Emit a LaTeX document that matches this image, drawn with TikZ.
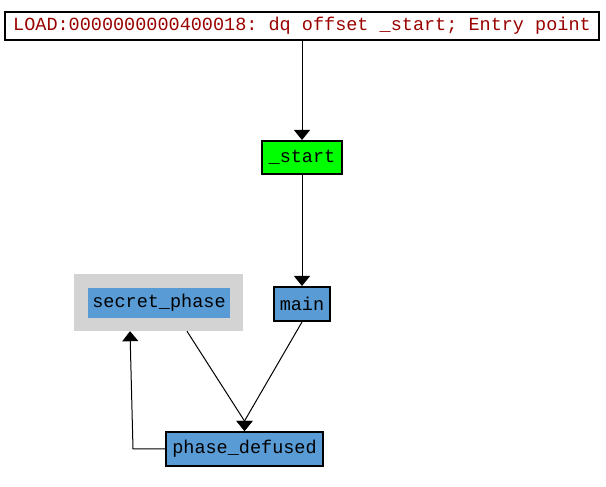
\documentclass[tikz,border=0pt]{standalone}
\usepackage{fontspec}
\setmonofont{Liberation Mono}
\usepackage{tikz}
\usetikzlibrary{arrows.meta}
\definecolor{funcblue}{RGB}{88,155,213}
\definecolor{startgreen}{RGB}{0,255,0}
\definecolor{loadred}{RGB}{153,0,0}
\definecolor{libgray}{RGB}{211,211,211}
\tikzset{
box/.style = {rectangle, draw=black, line width=0.06cm, inner sep=0pt,
              minimum height=#1, font=\ttfamily\fontsize{15.8}{18}\selectfont},
box/.default = 1cm % height of the box
}
\tikzset{
edge/.style = {line width=0.03cm, -{Triangle[width=0.48cm, length=0.3cm]}}
}

\begin{document}
\begin{tikzpicture}[x=0.03cm, y=-0.03cm]
  \useasboundingbox (0,0) rectangle (606,487);
  % Boxes
    \node[box=0.84cm, minimum width=17.82cm, text=loadred] (loadBox) at (302,26) {LOAD:0000000000400018: dq offset \_start; Entry point};
    \node[box=0.99cm, minimum width=2.37cm, fill=startgreen] (startBox) at (302,157.5) {\_start};
    \node[box=1.02cm, minimum width=1.68cm, fill=funcblue] (mainBox) at (302,304) {main};
    \node[rectangle, fill=libgray, minimum width=5.07cm, minimum height=1.71cm] (secretBg) at (158.5,302.5) {};
    \node[box=0.9cm, draw=none, minimum width=4.26cm, fill=funcblue] (secretBox) at (159,303) {secret\_phase};
    \node[box=1.02cm, minimum width=4.71cm, fill=funcblue] (defusedBox) at (244.5,449) {phase\_defused};

  % Node
    \coordinate (returnBend) at (133,449);
    \coordinate (mergeIn) at (244.5,421);

  % Lines
    \draw[edge] (loadBox) -- (startBox);
    \draw[edge] (startBox) -- (mainBox);
    \draw[edge] (mainBox.south) -- (mergeIn) -- (defusedBox.north);
    \draw[edge] ([xshift=0.855cm]secretBg.south) -- (mergeIn) -- (defusedBox.north);
    \draw[edge] (defusedBox.west) -- (returnBend) -- ([xshift=-0.855cm]secretBg.south);
\end{tikzpicture}
\end{document}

INSTRUCTION: Copy out the listing exactly as it stands, but not the pictures.

TASK OUTPUT:
Emit a LaTeX document that matches this image, drawn with TikZ.
\documentclass[tikz,border=0pt]{standalone}
\usepackage{fontspec}
\setmonofont{Liberation Mono}
\usepackage{tikz}
\usetikzlibrary{arrows.meta}
\definecolor{funcblue}{RGB}{88,155,213}
\definecolor{startgreen}{RGB}{0,255,0}
\definecolor{loadred}{RGB}{153,0,0}
\definecolor{libgray}{RGB}{211,211,211}
\tikzset{
box/.style = {rectangle, draw=black, line width=0.06cm, inner sep=0pt,
              minimum height=#1, font=\ttfamily\fontsize{15.8}{18}\selectfont},
box/.default = 1cm % height of the box
}
\tikzset{
edge/.style = {line width=0.03cm, -{Triangle[width=0.48cm, length=0.3cm]}}
}

\begin{document}
\begin{tikzpicture}[x=0.03cm, y=-0.03cm]
  \useasboundingbox (0,0) rectangle (606,487);
  % Boxes
    \node[box=0.84cm, minimum width=17.82cm, text=loadred] (loadBox) at (302,26) {LOAD:0000000000400018: dq offset \_start; Entry point};
    \node[box=0.99cm, minimum width=2.37cm, fill=startgreen] (startBox) at (302,157.5) {\_start};
    \node[box=1.02cm, minimum width=1.68cm, fill=funcblue] (mainBox) at (302,304) {main};
    \node[rectangle, fill=libgray, minimum width=5.07cm, minimum height=1.71cm] (secretBg) at (158.5,302.5) {};
    \node[box=0.9cm, draw=none, minimum width=4.26cm, fill=funcblue] (secretBox) at (159,303) {secret\_phase};
    \node[box=1.02cm, minimum width=4.71cm, fill=funcblue] (defusedBox) at (244.5,449) {phase\_defused};

  % Node
    \coordinate (returnBend) at (133,449);
    \coordinate (mergeIn) at (244.5,421);

  % Lines
    \draw[edge] (loadBox) -- (startBox);
    \draw[edge] (startBox) -- (mainBox);
    \draw[edge] (mainBox.south) -- (mergeIn) -- (defusedBox.north);
    \draw[edge] ([xshift=0.855cm]secretBg.south) -- (mergeIn) -- (defusedBox.north);
    \draw[edge] (defusedBox.west) -- (returnBend) -- ([xshift=-0.855cm]secretBg.south);
\end{tikzpicture}
\end{document}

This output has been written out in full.